[WORK REQUIRED]: Read the material below and count the lines holding the string "using". Give that count with nothing added.

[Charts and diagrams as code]
* begin *
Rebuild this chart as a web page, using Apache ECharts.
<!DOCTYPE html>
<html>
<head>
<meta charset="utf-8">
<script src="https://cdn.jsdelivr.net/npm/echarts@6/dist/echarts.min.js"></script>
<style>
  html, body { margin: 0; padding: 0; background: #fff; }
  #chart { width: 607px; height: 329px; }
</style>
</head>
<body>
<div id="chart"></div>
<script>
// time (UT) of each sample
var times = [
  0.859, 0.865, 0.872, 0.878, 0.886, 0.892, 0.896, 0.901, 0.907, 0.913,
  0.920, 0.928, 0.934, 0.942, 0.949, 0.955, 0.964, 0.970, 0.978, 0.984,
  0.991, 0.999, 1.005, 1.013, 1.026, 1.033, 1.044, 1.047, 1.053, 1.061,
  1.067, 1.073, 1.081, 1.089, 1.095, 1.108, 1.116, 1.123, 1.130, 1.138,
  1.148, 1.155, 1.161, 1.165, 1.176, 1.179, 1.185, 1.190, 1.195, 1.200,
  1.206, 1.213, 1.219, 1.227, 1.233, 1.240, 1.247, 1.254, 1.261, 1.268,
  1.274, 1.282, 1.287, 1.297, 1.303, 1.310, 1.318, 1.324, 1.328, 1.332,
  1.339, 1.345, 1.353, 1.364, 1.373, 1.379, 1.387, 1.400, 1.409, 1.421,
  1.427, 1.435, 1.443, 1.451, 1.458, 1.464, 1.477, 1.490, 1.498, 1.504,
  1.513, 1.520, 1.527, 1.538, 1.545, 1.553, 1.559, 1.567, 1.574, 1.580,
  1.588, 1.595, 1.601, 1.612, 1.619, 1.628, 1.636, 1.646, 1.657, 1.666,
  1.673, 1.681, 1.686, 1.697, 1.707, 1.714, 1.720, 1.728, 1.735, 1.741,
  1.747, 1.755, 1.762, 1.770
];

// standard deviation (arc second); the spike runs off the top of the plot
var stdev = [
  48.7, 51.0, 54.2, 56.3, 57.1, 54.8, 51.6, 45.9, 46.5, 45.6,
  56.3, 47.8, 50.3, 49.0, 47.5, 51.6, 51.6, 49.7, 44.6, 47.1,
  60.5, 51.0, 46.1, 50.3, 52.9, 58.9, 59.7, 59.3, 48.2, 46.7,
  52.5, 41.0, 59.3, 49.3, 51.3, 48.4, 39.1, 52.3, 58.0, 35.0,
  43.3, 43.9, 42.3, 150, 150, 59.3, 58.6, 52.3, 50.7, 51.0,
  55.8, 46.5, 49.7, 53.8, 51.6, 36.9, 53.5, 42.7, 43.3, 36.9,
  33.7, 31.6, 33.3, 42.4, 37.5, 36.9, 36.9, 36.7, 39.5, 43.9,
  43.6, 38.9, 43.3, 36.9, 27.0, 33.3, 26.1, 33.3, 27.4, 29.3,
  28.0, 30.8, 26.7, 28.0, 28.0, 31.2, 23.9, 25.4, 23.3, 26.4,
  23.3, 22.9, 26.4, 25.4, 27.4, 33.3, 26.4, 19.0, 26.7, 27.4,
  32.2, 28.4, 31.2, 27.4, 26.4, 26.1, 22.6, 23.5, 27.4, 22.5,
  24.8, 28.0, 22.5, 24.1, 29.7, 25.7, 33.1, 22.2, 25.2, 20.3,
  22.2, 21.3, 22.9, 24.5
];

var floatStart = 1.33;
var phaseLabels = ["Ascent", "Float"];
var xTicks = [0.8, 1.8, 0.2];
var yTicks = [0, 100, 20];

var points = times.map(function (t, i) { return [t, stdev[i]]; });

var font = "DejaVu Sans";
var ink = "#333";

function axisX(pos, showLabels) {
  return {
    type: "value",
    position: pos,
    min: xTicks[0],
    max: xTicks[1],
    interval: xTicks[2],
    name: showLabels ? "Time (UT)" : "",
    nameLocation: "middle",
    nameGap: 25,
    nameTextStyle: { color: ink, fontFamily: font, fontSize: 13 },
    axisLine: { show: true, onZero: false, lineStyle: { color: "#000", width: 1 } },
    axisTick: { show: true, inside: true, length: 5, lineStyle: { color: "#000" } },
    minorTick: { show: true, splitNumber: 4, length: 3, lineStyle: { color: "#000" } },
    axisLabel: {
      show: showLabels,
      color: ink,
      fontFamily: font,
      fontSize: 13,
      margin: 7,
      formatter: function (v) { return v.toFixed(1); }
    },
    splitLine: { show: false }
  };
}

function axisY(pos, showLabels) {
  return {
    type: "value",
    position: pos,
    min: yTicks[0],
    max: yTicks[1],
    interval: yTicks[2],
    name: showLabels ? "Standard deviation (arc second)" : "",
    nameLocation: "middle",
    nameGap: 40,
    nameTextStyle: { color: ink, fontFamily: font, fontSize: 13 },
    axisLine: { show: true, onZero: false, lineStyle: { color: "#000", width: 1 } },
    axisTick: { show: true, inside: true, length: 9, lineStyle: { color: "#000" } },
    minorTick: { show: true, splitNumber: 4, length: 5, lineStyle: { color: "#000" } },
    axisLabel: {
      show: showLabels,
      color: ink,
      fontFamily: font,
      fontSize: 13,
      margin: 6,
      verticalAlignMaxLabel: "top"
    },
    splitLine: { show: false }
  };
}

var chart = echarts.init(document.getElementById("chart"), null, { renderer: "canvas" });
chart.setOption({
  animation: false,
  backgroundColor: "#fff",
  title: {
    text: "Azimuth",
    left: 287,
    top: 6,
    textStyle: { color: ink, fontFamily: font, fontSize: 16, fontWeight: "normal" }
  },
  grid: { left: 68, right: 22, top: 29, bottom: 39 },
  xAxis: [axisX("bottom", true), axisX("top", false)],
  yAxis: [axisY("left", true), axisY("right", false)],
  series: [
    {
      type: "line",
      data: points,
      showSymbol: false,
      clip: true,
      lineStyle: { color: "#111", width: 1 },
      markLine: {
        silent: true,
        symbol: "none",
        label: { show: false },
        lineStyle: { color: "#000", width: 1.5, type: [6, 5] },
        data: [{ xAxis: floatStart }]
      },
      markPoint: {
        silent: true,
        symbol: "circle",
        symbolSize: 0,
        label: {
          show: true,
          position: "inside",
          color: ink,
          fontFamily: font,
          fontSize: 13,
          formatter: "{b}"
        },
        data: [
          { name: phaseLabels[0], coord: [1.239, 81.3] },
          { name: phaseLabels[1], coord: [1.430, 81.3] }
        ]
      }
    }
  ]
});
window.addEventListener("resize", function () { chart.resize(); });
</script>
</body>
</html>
* end *
* begin *
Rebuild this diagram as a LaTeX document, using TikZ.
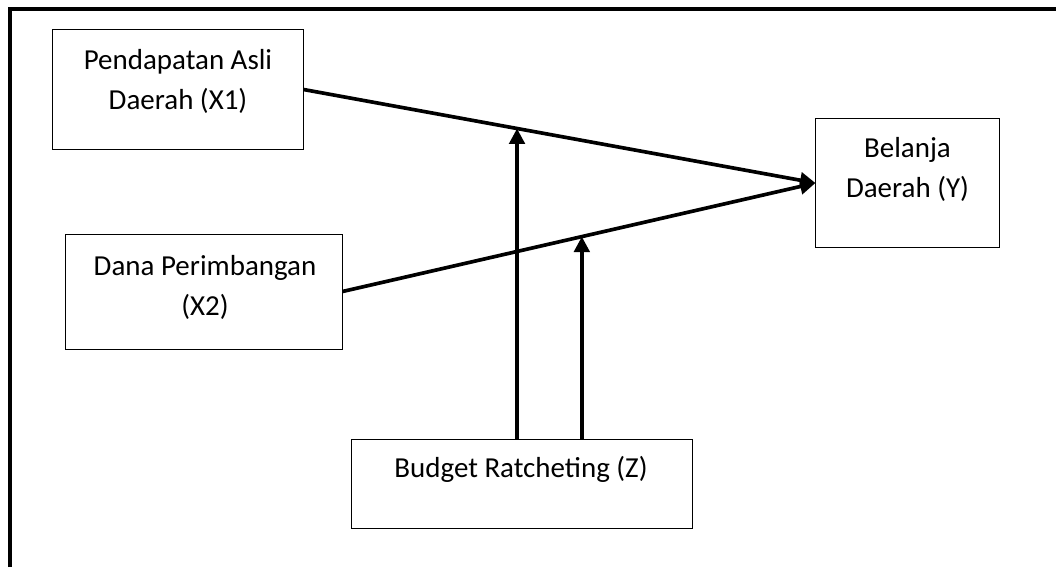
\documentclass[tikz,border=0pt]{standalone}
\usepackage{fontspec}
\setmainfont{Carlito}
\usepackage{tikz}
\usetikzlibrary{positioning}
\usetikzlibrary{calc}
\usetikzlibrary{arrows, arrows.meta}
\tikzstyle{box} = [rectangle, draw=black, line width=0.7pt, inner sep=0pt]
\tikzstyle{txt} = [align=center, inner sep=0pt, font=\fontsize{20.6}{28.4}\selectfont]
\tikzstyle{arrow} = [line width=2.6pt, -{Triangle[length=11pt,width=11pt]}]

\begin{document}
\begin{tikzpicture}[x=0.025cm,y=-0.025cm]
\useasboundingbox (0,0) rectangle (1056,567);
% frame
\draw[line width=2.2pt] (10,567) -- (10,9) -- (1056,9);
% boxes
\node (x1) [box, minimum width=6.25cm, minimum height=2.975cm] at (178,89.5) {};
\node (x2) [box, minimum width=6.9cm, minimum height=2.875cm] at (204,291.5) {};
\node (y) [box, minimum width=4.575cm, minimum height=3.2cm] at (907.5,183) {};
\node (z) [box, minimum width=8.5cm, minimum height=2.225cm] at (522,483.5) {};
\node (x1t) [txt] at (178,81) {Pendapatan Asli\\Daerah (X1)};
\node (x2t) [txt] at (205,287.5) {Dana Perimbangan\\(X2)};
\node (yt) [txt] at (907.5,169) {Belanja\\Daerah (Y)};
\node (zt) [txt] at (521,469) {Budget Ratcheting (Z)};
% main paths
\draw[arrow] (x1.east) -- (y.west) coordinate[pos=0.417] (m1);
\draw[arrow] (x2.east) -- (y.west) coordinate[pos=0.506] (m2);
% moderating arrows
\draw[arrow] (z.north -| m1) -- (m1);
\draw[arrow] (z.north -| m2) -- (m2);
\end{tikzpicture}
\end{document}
* end *
[REPLY]: 2